Il est temps de faire pour eux, les sans catégorie, ces humains qui n'ont pas de moignon à brandir sous les caméras, pas de couleur de peau qui les rendrait fiers ou vergognieux, d'orientation sexuelle chic, oui, il est temps que sonne le tocsin de la réparation que nous leur devons, que dans chaque mairie, chaque pôle emploi, chaque antenne d'écoute sociale de chaque conseil général départemental, leur liste donnant leur absence de particularités, et leur aspiration à la faire reconnaître, soit dressée, au terme d'un recensement qui en dira le nombre exact et leurs besoins de soutien, d'aide en tout genre, de considération et d'amour les plus prioritaires.
02 janvier 2010, 11:20   Seniors
Bien cher Francis,


Pour une fois, je suis en désaccord avec vous : la problématique des seniors, comme on dit, est très spécifique ; dans les entreprises sévit le "jeunisme" et, autant il sera considéré comme normal d'avoir des cadres dirigeants de plus de cinquante ans, autant, à partir de cet âge, les professions intermédiaires sont en difficulté.

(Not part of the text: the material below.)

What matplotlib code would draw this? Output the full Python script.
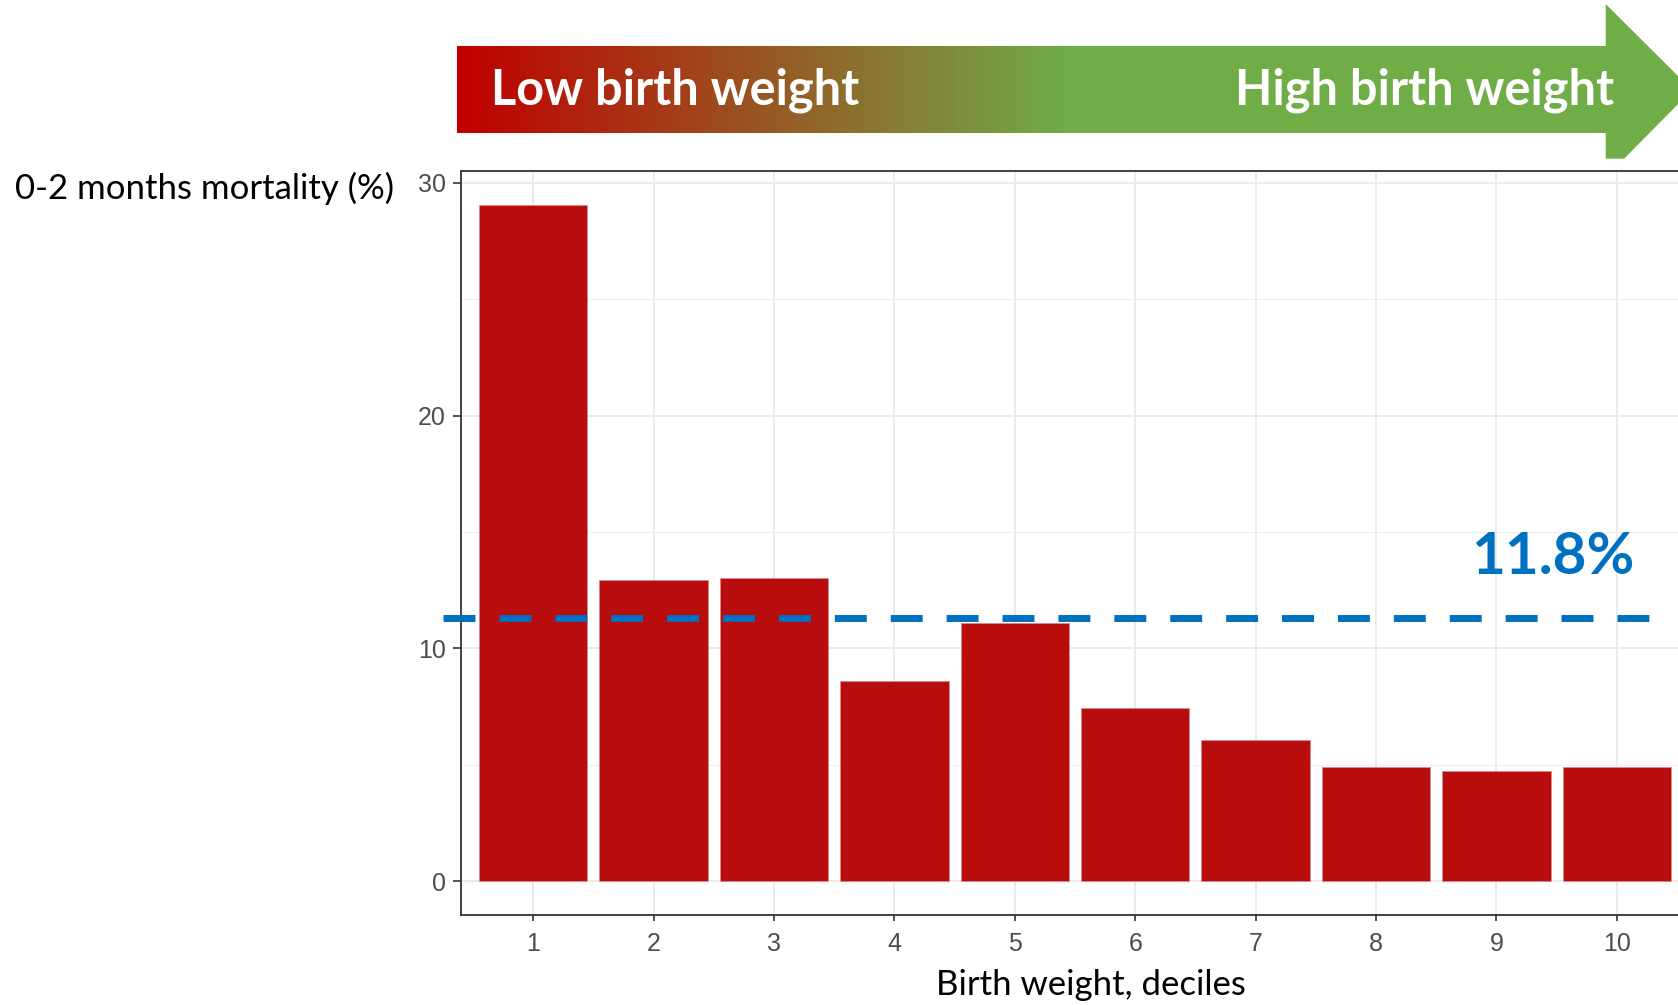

A cela, plusieurs raisons, dont la moindre n'est pas que le senior, dans notre structure de rémunération, soit mieux payé.

Cela est d'autant plus extraordinaire que, quand j'ai commencé à travailler, la retraite était à soixante-cinq ans, avec des personnes en moins bon état physique, et que nul ne trouvait à redire à cela.
Utilisateur anonyme
03 janvier 2010, 11:06   Re : Le Divers du Château de Grignan
Mon fils, qui va depuis trois ans en vacances dans la région, me communique ceci : "Par contre "le seul Arabe que l'on puisse trouver à 25 km à la ronde", c'est hélas faux. Vingt-cinq km c'est pourtant peu mais c'est encore de trop car la petite dame qui travaillait à la cave du Domaine des (...), à Chantemerle-lès-Grignan était intarissable sur ses problèmes et ses inquiétudes avec les arabes. Elle habite Saint-Paul-Trois-Châteaux, à moins de 20km de Grignan ...
Les Arabes, ce n'est pas nouveau Obi, voyagent.